Feature Extraction

Feature extraction is a core data preparation process used to turn raw information into meaningful variables for machine learning and automation systems.

Definition

Feature extraction refers to the process of identifying and transforming the most relevant information from raw data into a structured format that models can understand. Instead of using every detail from an image, text, browser fingerprint, or website response, the system isolates the patterns that matter most. This helps reduce noise, lower data complexity, and improve model performance.
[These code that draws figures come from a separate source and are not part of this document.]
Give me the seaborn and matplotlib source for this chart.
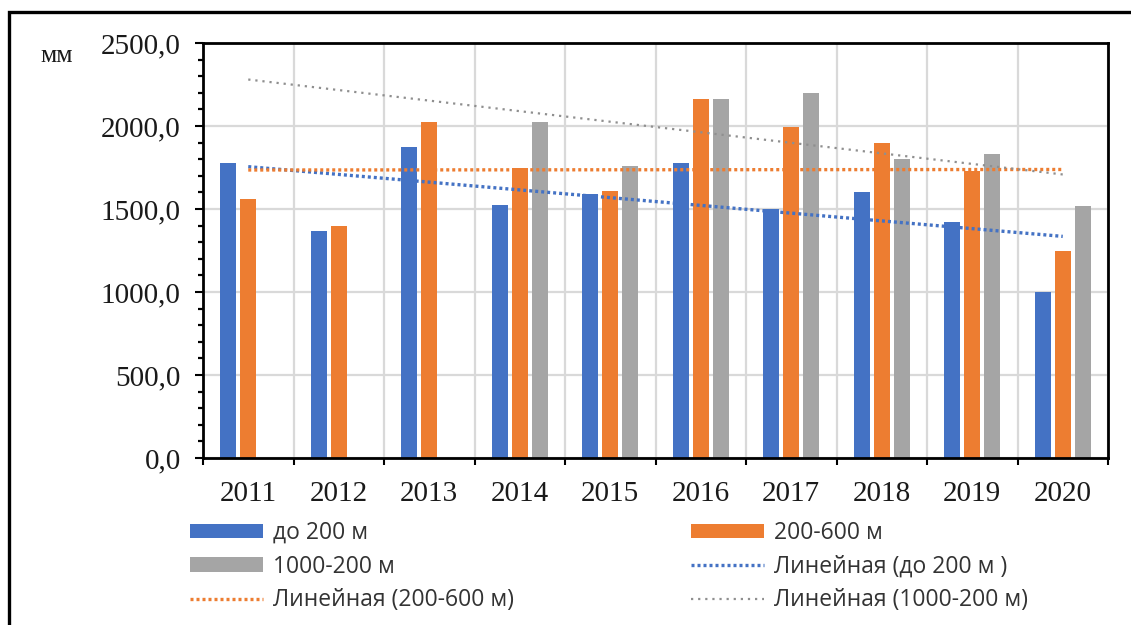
import numpy as np
import pandas as pd
import matplotlib
matplotlib.use("Agg")
import matplotlib.pyplot as plt
from matplotlib.lines import Line2D
from matplotlib.patches import Patch, Rectangle
from matplotlib.ticker import MultipleLocator, FixedLocator, FuncFormatter
import seaborn as sns

# ---------------- data ----------------
years = ["2011", "2012", "2013", "2014", "2015", "2016", "2017", "2018", "2019", "2020"]
series_names = ["до 200 м", "200-600 м", "1000-200 м"]
vals_low = [1780, 1370, 1875, 1525, 1590, 1775, 1500, 1600, 1420, 1000]
vals_mid = [1560, 1400, 2025, 1750, 1610, 2160, 1995, 1895, 1730, 1250]
vals_high = [np.nan, np.nan, np.nan, 2025, 1760, 2160, 2200, 1800, 1830, 1520]
# linear trend lines (start at 2011, end at 2020)
trend_low = [1755, 1335]
trend_mid = [1735, 1738]
trend_high = [2280, 1708]
trend_labels = ["Линейная (до 200 м )", "Линейная (200-600 м)", "Линейная (1000-200 м)"]
y_ticks = [0, 500, 1000, 1500, 2000, 2500]
y_unit = "мм"

colors = ["#4472C4", "#ED7D31", "#A5A5A5"]

df = pd.DataFrame({
    "year": years * 3,
    "series": [s for s in series_names for _ in years],
    "value": vals_low + vals_mid + vals_high,
}).dropna()

# ---------------- figure ----------------
sns.set_theme(style="white")
plt.rcParams["font.family"] = ["Liberation Serif", "DejaVu Serif"]

W, H = 1131, 625
fig = plt.figure(figsize=(W / 100, H / 100), dpi=100)
ax = fig.add_axes([203 / W, 1 - 458 / H, (1108 - 203) / W, (458 - 43) / H])

sns.barplot(data=df, x="year", y="value", hue="series", order=years,
            hue_order=series_names, palette=colors, saturation=1,
            width=0.663, gap=0.2, linewidth=0, legend=False, ax=ax, zorder=2)

trend_styles = [
    dict(color=colors[0], lw=2.4, ls=(0, (0.9, 0.9))),
    dict(color=colors[1], lw=2.4, ls=(0, (0.9, 0.9))),
    dict(color="#8f8f8f", lw=1.6, ls=(0, (1, 2.2))),
]
xpos = [0, len(years) - 1]
for tr, st in zip([trend_low, trend_mid, trend_high], trend_styles):
    sns.lineplot(x=xpos, y=tr, ax=ax, color=st["color"], linewidth=st["lw"],
                 linestyle=st["ls"], zorder=3)

ax.set_xlim(-0.5, len(years) - 0.5)
ax.set_ylim(0, 2500)
ax.set_xlabel("")
ax.set_ylabel("")

ax.yaxis.set_major_locator(FixedLocator(y_ticks))
ax.yaxis.set_minor_locator(MultipleLocator(100))
ax.yaxis.set_major_formatter(FuncFormatter(lambda v, p: f"{v:.1f}".replace(".", ",")))
ax.xaxis.set_minor_locator(FixedLocator(np.arange(-0.5, len(years), 1.0)))

ax.grid(False)
ax.grid(axis="y", which="major", color="#D9D9D9", linewidth=1.6, zorder=0)
ax.grid(axis="x", which="minor", color="#D9D9D9", linewidth=1.6, zorder=0)
ax.set_axisbelow(True)

for sp in ax.spines.values():
    sp.set_visible(True)
    sp.set_color("black")
    sp.set_linewidth(2.0)

ax.tick_params(axis="y", which="major", direction="out", length=5.5, width=1.5,
               left=True, pad=10.5, labelsize=21, labelcolor="#1a1a1a", color="black")
ax.tick_params(axis="y", which="minor", direction="out", length=3.5, width=1.6,
               left=True, color="black")
ax.tick_params(axis="x", which="major", length=0, pad=16.5, labelsize=21, labelcolor="#1a1a1a")
ax.tick_params(axis="x", which="minor", direction="out", length=5, width=1.5,
               bottom=True, color="black")

fig.text(40 / W, 1 - 56 / H, y_unit, fontsize=18.5, color="#1a1a1a", va="center", ha="left")

# outer frame (top and left edges visible)
fig.patches.append(Rectangle((9 / W, -0.1), 1.2, (1 - 12 / H) + 0.1,
                             transform=fig.transFigure, fill=False,
                             edgecolor="black", linewidth=2.4, zorder=10))

# ---------------- legend (two columns, row-major order) ----------------
lfont = dict(family=["Open Sans", "DejaVu Sans"], size=16.5)
bar_h = [Patch(facecolor=c, edgecolor="none") for c in colors]
line_h = [Line2D([], [], color=st["color"], linewidth=st["lw"], linestyle=st["ls"])
          for st in trend_styles]

col1_h = [bar_h[0], bar_h[2], line_h[1]]
col1_l = [series_names[0], series_names[2], trend_labels[1]]
col2_h = [bar_h[1], line_h[0], line_h[2]]
col2_l = [series_names[1], trend_labels[0], trend_labels[2]]

fs_px = lfont["size"] / 72 * 100
common = dict(frameon=False, loc="upper left", borderpad=0, borderaxespad=0,
              handlelength=73 / fs_px, handleheight=14 / fs_px, handletextpad=10 / fs_px,
              labelspacing=0.42, prop=lfont, labelcolor="#333333")
fig.legend(col1_h, col1_l, bbox_to_anchor=(190 / W, 1 - 521 / H), **common)
fig.legend(col2_h, col2_l, bbox_to_anchor=(691 / W, 1 - 521 / H), **common)

fig.savefig("out.png", dpi=100)
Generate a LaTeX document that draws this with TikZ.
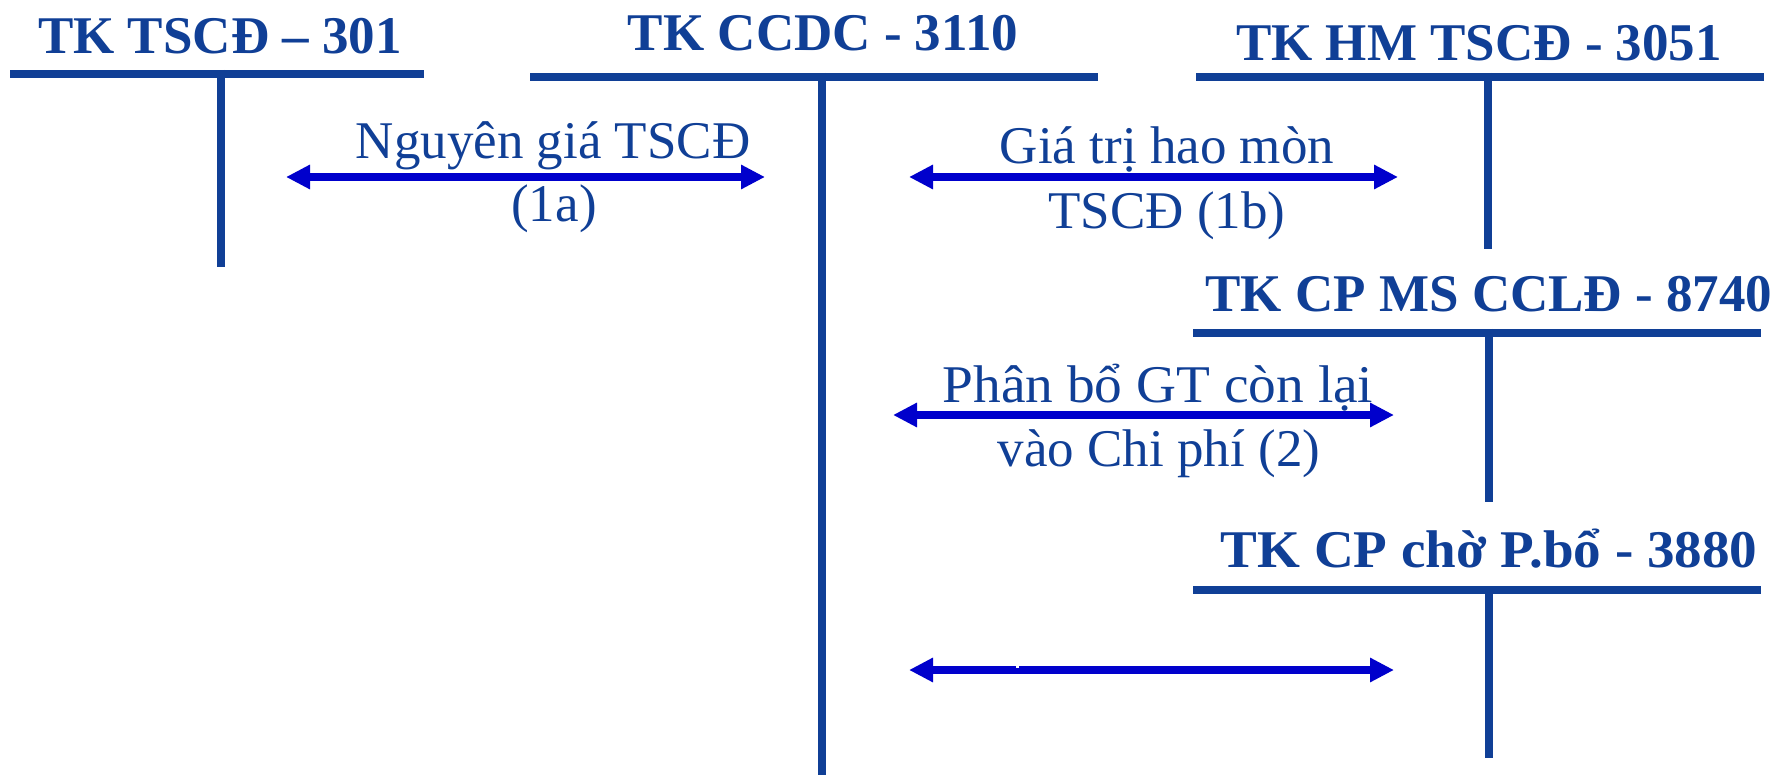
\documentclass[tikz,border=0pt]{standalone}
\usepackage{fontspec}
\setmainfont{Liberation Serif}
\usetikzlibrary{arrows.meta}
\definecolor{acct}{RGB}{16,63,150}
\definecolor{flow}{RGB}{0,0,204}

\begin{document}
\begin{tikzpicture}[x=1pt,y=-1pt,
  hbar/.style={draw=acct, line width=8pt},
  vbar/.style={draw=acct, line width=7.5pt},
  ttitle/.style={text=acct, font=\fontsize{53}{60}\selectfont\bfseries, anchor=base, inner sep=0pt},
  flowarrow/.style={draw=flow, line width=8pt,
    {Triangle[length=24pt,width=23pt]}-{Triangle[length=24pt,width=23pt]}},
  flowlabel/.style={text=acct, font=\fontsize{53}{60}\selectfont, anchor=base, inner sep=0pt}]
\useasboundingbox (0,0) rectangle (1777,775);

% ---- T-accounts: ends of the top bar and of the stem ----
\coordinate (t1L) at (10,74);   \coordinate (t1R) at (424,74);
\coordinate (t1T) at (221,70);  \coordinate (t1B) at (221,267);
\coordinate (t2L) at (530,77);  \coordinate (t2R) at (1098,77);
\coordinate (t2T) at (822,73);  \coordinate (t2B) at (822,775);
\coordinate (t3L) at (1196,77); \coordinate (t3R) at (1764,77);
\coordinate (t3T) at (1488,73); \coordinate (t3B) at (1488,249);
\coordinate (t4L) at (1193,333); \coordinate (t4R) at (1761,333);
\coordinate (t4T) at (1489,329); \coordinate (t4B) at (1489,502);
\coordinate (t5L) at (1193,590); \coordinate (t5R) at (1761,590);
\coordinate (t5T) at (1489,586); \coordinate (t5B) at (1489,758);

\foreach \t in {t1,t2,t3,t4,t5}{
  \draw[hbar] (\t L) -- (\t R);
  \draw[vbar] (\t T) -- (\t B);
}

% ---- account titles ----
\node[ttitle] (h1) at (220,54)  {TK TSCĐ – 301};
\node[ttitle] (h2) at (823,51)  {TK CCDC - 3110};
\node[ttitle] (h3) at (1479,61) {TK HM TSCĐ - 3051};
\node[ttitle] (h4) at (1489,312) {TK CP MS CCLĐ - 8740};
\node[ttitle] (h5) at (1489,567) {\scalebox{1.04}[1]{TK CP chờ P.bổ - 3880}};

% ---- transfer arrows ----
\coordinate (a1L) at (286,177);  \coordinate (a1R) at (765,177);
\coordinate (b1L) at (909,177);  \coordinate (b1R) at (1398,177);
\coordinate (a2L) at (893,415);  \coordinate (a2R) at (1394,415);
\coordinate (a3L) at (909,670);  \coordinate (a3R) at (1394,670);
\draw[flowarrow] (a1L) -- (a1R);
\draw[flowarrow] (b1L) -- (b1R);
\draw[flowarrow] (a2L) -- (a2R);
\draw[flowarrow] (a3L) -- (a3R);
\fill[white] (1016,664.5) rectangle (1019,668);

% ---- arrow labels ----
\node[flowlabel] (l1a) at (553,159)  {Nguyên giá TSCĐ};
\node[flowlabel] (l1b) at (554,222)  {(1a)};
\node[flowlabel] (m1a) at (1167,164) {Giá trị hao mòn};
\node[flowlabel] (m1b) at (1167,229) {TSCĐ (1b)};
\node[flowlabel] (p2a) at (1158,402) {\scalebox{1.045}[1]{Phân bổ GT còn lại}};
\node[flowlabel] (p2b) at (1159,466) {vào Chi phí (2)};
\end{tikzpicture}
\end{document}
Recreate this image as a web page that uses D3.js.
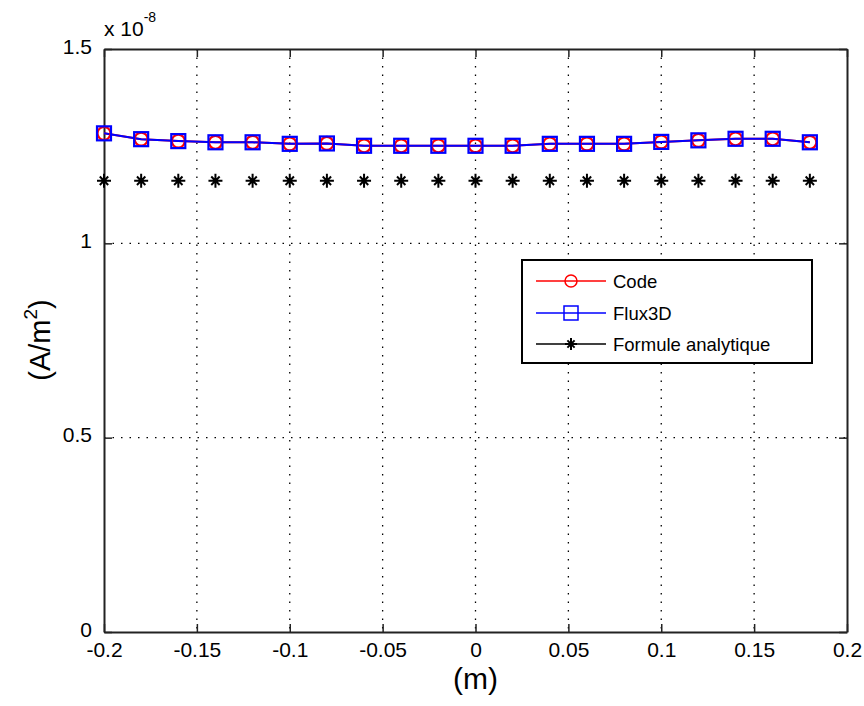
<!DOCTYPE html>
<html><head><meta charset="utf-8">
<script src="https://cdn.jsdelivr.net/npm/d3@7"></script>
<style>body{margin:0;background:#fff}svg{display:block}text{font-family:"Liberation Sans",Arial,sans-serif;fill:#000}</style>
</head><body><svg id="c" width="864" height="706"></svg>
<script>
const positions = [-0.2,-0.18,-0.16,-0.14,-0.12,-0.1,-0.08,-0.06,-0.04,-0.02,0,0.02,0.04,0.06,0.08,0.1,0.12,0.14,0.16,0.18];
const codeValues = [1.283,1.268,1.263,1.260,1.260,1.256,1.257,1.251,1.251,1.251,1.251,1.251,1.256,1.256,1.256,1.261,1.265,1.269,1.269,1.260];
const flux3dValues = [1.283,1.268,1.263,1.260,1.260,1.256,1.257,1.251,1.251,1.251,1.251,1.251,1.256,1.256,1.256,1.261,1.265,1.269,1.269,1.260];
const analyticValues = [1.161,1.161,1.161,1.161,1.161,1.161,1.161,1.161,1.161,1.161,1.161,1.161,1.161,1.161,1.161,1.161,1.161,1.161,1.161,1.161];
const xTicks = [-0.2,-0.15,-0.1,-0.05,0,0.05,0.1,0.15,0.2];
const xTickLabels = ["-0.2","-0.15","-0.1","-0.05","0","0.05","0.1","0.15","0.2"];
const yTicks = [0,0.5,1,1.5];
const yTickLabels = ["0","0.5","1","1.5"];
const seriesNames = ["Code","Flux3D","Formule analytique"];

const svg = d3.select("#c");
const L=104, R=847, T=49, B=632;
const x = d3.scaleLinear().domain([-0.2,0.2]).range([L,R]);
const y = d3.scaleLinear().domain([0,1.5]).range([B,T]);
const axisCol = "#222";

// grid
const g = svg.append("g");
xTicks.slice(1,-1).forEach(v=>g.append("line").attr("x1",x(v)).attr("x2",x(v)).attr("y1",T).attr("y2",B)
  .attr("stroke","#000").attr("stroke-width",1.3).attr("stroke-dasharray","1.5,7"));
yTicks.slice(1,-1).forEach(v=>g.append("line").attr("x1",L).attr("x2",R).attr("y1",y(v)).attr("y2",y(v))
  .attr("stroke","#000").attr("stroke-width",1.3).attr("stroke-dasharray","1.5,7"));

// axes
const xa = svg.append("g").attr("transform",`translate(0,${B})`)
  .call(d3.axisBottom(x).tickValues(xTicks).tickFormat((d,i)=>xTickLabels[i]).tickSizeInner(-8).tickSizeOuter(0).tickPadding(10));
const xt = svg.append("g").attr("transform",`translate(0,${T})`)
  .call(d3.axisTop(x).tickValues(xTicks).tickFormat("").tickSizeInner(-8).tickSizeOuter(0));
const ya = svg.append("g").attr("transform",`translate(${L},0)`)
  .call(d3.axisLeft(y).tickValues(yTicks).tickFormat((d,i)=>yTickLabels[i]).tickSizeInner(-8).tickSizeOuter(0).tickPadding(12));
const yr = svg.append("g").attr("transform",`translate(${R},0)`)
  .call(d3.axisRight(y).tickValues(yTicks).tickFormat("").tickSizeInner(-8).tickSizeOuter(0));
[xa,xt,ya,yr].forEach(a=>{
  a.selectAll("path").attr("stroke",axisCol).attr("stroke-width",2);
  a.selectAll("line").attr("stroke",axisCol).attr("stroke-width",1.5);
  a.selectAll("text").attr("font-size",21).attr("fill","#111").attr("font-family","Liberation Sans, Arial, sans-serif");
});
xa.selectAll("text").attr("dy","0.71em");
ya.selectAll("text").attr("dy","0.2em");

// series
const line = vals => d3.line().x((d,i)=>x(positions[i])).y(d=>y(d))(vals);
svg.append("path").attr("d",line(codeValues)).attr("fill","none").attr("stroke","#f00").attr("stroke-width",2);
svg.append("path").attr("d",line(flux3dValues)).attr("fill","none").attr("stroke","#00f").attr("stroke-width",2);

const star = (sel,cx,cy,s)=>{
  const p = `M${cx-s},${cy}H${cx+s}M${cx},${cy-s}V${cy+s}M${cx-s*0.6},${cy-s*0.6}L${cx+s*0.6},${cy+s*0.6}M${cx-s*0.6},${cy+s*0.6}L${cx+s*0.6},${cy-s*0.6}`;
  sel.append("path").attr("d",p).attr("stroke","#000").attr("stroke-width",2).attr("fill","none");
};
codeValues.forEach((v,i)=>svg.append("circle").attr("cx",x(positions[i])).attr("cy",y(v)).attr("r",6.5)
  .attr("fill","none").attr("stroke","#f00").attr("stroke-width",2.2));
flux3dValues.forEach((v,i)=>svg.append("rect").attr("x",x(positions[i])-7).attr("y",y(v)-7).attr("width",14).attr("height",14)
  .attr("fill","none").attr("stroke","#00f").attr("stroke-width",2.2));
analyticValues.forEach((v,i)=>star(svg,x(positions[i]),y(v),7));

// legend
const lg = svg.append("g");
lg.append("rect").attr("x",522).attr("y",260).attr("width",290).attr("height",103).attr("fill","#fff").attr("stroke","#000").attr("stroke-width",2);
const rows=[281,313,344];
const cols=["#f00","#00f","#000"];
rows.forEach((ry,i)=>{
  lg.append("line").attr("x1",536).attr("x2",606).attr("y1",ry).attr("y2",ry).attr("stroke",cols[i]).attr("stroke-width",1.5);
  if(i===0) lg.append("circle").attr("cx",571).attr("cy",ry).attr("r",6).attr("fill","none").attr("stroke","#f00").attr("stroke-width",1.5);
  if(i===1) lg.append("rect").attr("x",564).attr("y",ry-7).attr("width",14).attr("height",14).attr("fill","none").attr("stroke","#00f").attr("stroke-width",1.5);
  if(i===2) star(lg,571,ry,6);
  lg.append("text").attr("x",613).attr("y",ry).attr("dy","0.36em").attr("font-size",18.5).text(seriesNames[i]);
});

// exponent
const ex = svg.append("text").attr("x",104).attr("y",36).attr("font-size",21);
ex.append("tspan").text("x 10");
ex.append("tspan").attr("font-size",14).attr("dy",-14).text("-8");

// labels
svg.append("text").attr("x",x(0)).attr("y",689).attr("text-anchor","middle").attr("font-size",30).text("(m)");
const yl = svg.append("text").attr("transform","translate(50,340) rotate(-90)").attr("text-anchor","middle").attr("font-size",29);
yl.append("tspan").text("(A/m");
yl.append("tspan").attr("font-size",19).attr("dy",-13).text("2");
yl.append("tspan").attr("dy",13).text(")");
</script></body></html>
In CAPTCHA solving, bot detection, and web scraping, feature extraction is often used to identify visual patterns, user behaviors, request characteristics, or page elements that can be analyzed automatically.

Pros

  • Reduces the size and complexity of raw datasets.
  • Improves machine learning accuracy by focusing on relevant information.
  • Helps remove redundant or noisy data points.
  • Makes model training faster and more efficient.
  • Supports better automation in tasks such as CAPTCHA recognition and anti-bot analysis.

Cons

  • Important details may be lost if features are selected poorly.
  • Can require significant domain knowledge and preprocessing effort.
  • Different datasets may require different extraction methods.
  • Automated feature extraction models can be computationally expensive.
  • Low-quality extracted features may reduce model performance instead of improving it.

Use Cases

  • Extracting shapes, edges, and characters from CAPTCHA images for automated solving.
  • Identifying browser fingerprints, request timing, and behavioral signals in bot detection systems.
  • Converting website content into structured fields during web scraping workflows.
  • Transforming text into keywords, embeddings, or sentiment indicators in natural language processing.
  • Analyzing images, audio, or sensor data for AI-powered classification and prediction tasks.